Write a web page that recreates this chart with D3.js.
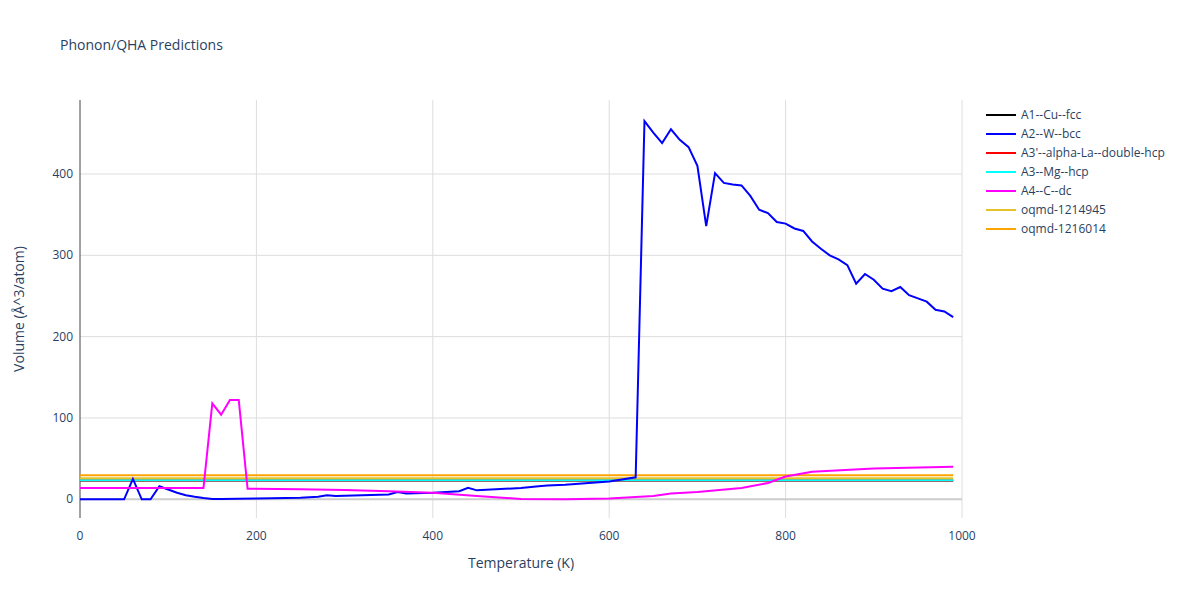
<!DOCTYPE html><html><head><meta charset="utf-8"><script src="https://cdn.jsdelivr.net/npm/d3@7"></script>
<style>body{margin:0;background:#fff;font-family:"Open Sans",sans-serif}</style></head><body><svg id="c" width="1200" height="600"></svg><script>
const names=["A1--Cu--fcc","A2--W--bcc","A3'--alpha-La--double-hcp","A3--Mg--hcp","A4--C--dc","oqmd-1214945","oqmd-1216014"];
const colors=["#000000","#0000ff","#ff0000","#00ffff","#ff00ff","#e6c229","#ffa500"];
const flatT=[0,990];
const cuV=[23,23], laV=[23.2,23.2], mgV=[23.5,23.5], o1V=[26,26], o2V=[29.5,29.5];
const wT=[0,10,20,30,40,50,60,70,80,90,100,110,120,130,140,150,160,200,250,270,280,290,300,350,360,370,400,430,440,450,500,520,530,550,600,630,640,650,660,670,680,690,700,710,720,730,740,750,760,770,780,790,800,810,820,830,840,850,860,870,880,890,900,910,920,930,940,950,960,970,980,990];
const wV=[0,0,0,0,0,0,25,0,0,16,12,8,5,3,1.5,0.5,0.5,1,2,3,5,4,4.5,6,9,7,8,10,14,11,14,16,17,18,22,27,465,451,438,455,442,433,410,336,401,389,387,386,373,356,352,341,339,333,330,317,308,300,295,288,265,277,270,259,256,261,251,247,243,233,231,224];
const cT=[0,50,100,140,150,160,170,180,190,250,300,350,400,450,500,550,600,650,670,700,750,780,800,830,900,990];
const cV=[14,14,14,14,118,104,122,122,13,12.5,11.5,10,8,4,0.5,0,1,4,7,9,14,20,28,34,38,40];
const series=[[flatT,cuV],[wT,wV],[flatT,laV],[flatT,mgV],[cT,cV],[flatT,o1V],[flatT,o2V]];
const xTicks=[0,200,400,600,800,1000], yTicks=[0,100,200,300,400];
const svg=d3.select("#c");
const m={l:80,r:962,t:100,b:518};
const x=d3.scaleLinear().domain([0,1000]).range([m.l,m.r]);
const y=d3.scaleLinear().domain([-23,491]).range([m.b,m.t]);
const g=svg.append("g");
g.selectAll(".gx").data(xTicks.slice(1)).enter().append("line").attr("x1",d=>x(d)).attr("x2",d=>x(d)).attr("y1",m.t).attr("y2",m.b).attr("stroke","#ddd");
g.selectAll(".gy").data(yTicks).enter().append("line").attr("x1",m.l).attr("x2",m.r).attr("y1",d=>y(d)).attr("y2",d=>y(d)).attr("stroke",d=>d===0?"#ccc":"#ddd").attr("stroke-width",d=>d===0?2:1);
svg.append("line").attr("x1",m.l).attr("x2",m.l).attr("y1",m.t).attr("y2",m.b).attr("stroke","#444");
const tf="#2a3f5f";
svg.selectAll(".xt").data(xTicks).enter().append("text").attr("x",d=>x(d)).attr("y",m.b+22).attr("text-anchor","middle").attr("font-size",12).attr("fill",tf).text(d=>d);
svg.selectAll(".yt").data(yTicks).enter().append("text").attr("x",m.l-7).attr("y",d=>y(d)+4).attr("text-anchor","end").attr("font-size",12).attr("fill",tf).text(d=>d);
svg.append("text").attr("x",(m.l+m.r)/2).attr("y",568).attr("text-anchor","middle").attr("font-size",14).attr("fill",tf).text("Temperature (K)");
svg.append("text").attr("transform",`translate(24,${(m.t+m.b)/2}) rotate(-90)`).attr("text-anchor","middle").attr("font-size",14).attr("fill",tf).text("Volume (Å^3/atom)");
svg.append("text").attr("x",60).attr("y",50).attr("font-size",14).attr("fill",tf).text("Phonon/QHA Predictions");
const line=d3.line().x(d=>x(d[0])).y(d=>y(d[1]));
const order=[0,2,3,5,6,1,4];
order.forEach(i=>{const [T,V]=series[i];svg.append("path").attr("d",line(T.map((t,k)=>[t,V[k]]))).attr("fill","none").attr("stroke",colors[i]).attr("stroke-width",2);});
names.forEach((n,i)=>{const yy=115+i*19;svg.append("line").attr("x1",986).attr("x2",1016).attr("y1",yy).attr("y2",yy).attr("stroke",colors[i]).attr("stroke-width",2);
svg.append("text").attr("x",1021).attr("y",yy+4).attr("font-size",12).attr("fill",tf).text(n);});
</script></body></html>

-*-

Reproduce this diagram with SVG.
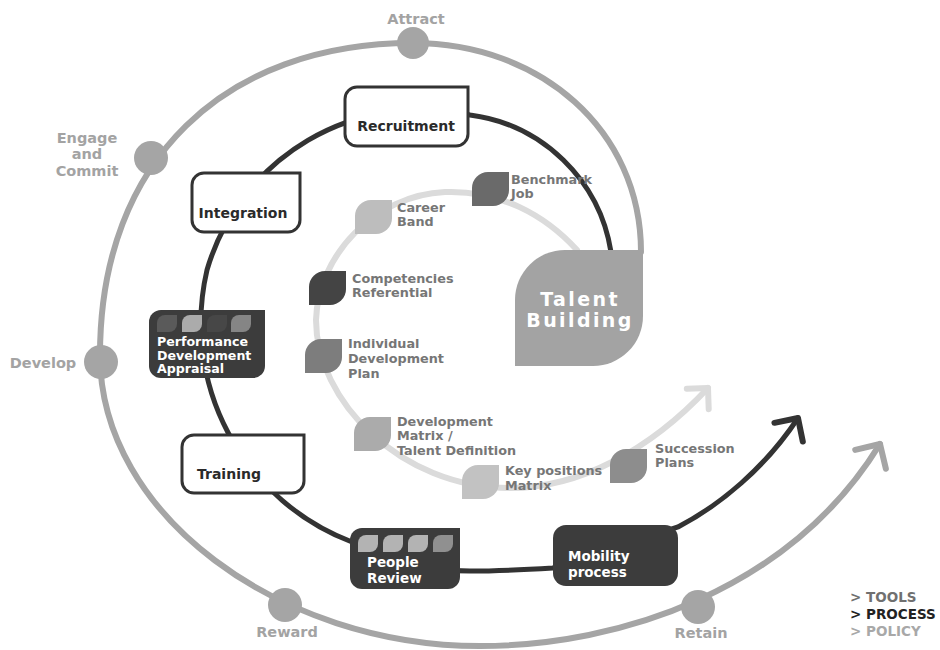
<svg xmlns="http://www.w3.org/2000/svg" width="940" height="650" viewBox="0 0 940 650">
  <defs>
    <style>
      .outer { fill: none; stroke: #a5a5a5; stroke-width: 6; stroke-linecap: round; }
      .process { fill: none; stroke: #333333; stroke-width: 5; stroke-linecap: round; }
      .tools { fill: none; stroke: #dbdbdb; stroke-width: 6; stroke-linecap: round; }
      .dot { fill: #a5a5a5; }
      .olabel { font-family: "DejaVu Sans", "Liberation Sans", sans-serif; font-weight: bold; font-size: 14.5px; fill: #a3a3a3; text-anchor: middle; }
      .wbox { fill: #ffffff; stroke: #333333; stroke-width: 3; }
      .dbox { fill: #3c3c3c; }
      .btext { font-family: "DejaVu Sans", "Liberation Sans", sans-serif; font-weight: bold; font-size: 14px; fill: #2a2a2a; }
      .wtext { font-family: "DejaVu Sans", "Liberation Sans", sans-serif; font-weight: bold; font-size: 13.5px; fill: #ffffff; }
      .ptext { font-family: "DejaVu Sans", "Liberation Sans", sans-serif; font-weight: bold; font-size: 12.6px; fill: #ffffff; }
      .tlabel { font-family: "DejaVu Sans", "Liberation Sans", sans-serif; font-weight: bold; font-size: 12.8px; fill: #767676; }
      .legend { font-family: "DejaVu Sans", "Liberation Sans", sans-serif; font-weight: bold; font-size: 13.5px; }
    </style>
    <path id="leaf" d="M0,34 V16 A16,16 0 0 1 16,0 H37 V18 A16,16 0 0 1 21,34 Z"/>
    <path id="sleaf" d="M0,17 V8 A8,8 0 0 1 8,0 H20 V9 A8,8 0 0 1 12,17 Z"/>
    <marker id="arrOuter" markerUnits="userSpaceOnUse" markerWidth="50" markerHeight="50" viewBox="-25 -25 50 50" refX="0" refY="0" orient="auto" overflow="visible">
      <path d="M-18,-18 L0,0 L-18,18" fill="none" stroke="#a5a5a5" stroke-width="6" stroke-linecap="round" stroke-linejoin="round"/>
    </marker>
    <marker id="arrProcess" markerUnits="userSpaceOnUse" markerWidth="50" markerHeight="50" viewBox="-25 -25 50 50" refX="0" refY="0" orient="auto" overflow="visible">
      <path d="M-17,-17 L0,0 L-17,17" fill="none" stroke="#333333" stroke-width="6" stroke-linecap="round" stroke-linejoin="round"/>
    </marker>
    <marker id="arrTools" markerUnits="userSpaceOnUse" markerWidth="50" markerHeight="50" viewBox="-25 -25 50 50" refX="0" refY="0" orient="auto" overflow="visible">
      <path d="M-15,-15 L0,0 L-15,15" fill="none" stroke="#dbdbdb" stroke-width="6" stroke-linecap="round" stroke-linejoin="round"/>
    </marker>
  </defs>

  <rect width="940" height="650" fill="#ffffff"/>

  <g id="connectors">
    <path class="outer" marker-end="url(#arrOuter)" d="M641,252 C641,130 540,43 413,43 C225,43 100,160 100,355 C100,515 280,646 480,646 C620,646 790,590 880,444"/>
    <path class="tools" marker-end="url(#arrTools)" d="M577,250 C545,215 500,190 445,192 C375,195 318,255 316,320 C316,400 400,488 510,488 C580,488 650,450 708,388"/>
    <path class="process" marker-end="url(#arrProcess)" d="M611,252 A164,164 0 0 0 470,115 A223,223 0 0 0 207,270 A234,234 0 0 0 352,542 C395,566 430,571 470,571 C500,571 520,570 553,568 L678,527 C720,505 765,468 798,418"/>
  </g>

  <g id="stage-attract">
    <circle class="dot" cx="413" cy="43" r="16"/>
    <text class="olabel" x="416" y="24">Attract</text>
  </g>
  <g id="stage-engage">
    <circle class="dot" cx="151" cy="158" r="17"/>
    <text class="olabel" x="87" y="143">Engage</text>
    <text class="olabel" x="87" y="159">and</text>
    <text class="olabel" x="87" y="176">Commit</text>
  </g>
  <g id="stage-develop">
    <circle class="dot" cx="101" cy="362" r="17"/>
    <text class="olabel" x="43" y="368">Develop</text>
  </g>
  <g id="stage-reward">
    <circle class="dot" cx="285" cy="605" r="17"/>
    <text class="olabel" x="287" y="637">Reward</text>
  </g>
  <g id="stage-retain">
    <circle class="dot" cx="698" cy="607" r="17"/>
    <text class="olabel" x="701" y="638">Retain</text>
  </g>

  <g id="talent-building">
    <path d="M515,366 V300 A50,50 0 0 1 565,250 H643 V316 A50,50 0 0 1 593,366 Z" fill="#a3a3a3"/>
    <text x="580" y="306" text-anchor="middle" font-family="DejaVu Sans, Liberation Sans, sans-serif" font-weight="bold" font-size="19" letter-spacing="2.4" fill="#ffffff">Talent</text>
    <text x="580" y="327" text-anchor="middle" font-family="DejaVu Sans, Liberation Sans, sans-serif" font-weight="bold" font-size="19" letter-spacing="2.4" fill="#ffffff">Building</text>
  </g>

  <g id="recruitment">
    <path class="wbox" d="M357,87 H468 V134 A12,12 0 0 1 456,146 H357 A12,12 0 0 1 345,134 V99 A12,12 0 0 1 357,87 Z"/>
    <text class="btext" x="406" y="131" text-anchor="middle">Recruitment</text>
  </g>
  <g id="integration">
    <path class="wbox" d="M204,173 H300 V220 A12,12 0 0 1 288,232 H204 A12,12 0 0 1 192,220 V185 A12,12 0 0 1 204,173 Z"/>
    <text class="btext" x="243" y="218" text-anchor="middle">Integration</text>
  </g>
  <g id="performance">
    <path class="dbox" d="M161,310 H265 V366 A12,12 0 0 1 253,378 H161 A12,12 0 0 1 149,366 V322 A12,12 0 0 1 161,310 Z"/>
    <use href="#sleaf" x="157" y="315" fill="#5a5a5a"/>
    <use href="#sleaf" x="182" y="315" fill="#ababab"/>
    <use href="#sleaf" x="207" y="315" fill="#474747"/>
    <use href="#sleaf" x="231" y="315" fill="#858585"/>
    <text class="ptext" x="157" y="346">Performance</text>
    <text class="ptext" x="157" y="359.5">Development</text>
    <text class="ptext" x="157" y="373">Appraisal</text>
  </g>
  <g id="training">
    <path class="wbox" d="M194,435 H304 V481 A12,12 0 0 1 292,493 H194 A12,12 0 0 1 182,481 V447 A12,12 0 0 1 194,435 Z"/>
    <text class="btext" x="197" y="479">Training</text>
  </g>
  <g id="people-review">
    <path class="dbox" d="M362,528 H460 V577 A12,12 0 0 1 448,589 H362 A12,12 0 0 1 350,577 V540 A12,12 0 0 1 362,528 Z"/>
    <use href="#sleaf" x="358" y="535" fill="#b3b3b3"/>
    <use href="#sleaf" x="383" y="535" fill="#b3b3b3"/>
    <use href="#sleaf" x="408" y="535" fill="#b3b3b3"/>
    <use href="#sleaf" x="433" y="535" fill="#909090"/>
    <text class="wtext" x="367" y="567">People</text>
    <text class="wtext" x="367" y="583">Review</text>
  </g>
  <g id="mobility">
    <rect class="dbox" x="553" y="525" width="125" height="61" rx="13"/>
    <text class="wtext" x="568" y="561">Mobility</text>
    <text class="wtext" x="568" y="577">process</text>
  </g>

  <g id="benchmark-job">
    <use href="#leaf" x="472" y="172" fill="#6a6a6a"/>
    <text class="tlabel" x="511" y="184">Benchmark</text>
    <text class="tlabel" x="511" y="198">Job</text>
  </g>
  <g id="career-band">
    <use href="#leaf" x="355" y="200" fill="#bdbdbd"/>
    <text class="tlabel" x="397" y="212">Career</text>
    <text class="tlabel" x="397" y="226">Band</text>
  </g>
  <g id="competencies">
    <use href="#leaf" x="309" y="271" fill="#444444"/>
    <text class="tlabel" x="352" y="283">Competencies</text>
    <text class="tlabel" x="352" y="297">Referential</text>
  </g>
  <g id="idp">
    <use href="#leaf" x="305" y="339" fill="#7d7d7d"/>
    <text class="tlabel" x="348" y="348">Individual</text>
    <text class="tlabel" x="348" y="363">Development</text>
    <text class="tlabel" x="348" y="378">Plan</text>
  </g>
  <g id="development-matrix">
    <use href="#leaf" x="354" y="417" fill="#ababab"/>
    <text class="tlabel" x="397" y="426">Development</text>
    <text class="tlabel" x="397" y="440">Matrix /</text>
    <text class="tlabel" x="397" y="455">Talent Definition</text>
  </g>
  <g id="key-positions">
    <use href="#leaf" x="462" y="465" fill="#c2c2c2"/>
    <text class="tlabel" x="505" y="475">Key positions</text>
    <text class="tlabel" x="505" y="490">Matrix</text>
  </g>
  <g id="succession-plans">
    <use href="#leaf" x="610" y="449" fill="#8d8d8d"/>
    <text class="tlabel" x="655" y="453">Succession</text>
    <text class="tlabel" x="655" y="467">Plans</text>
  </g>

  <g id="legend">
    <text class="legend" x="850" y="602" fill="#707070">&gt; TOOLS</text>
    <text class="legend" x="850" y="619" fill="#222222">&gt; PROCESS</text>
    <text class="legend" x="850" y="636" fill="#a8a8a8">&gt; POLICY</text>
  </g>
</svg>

-*-

List all lines where "with" occurs.

Write a web page that recreates this chart with D3.js.
Reproduce this diagram with SVG.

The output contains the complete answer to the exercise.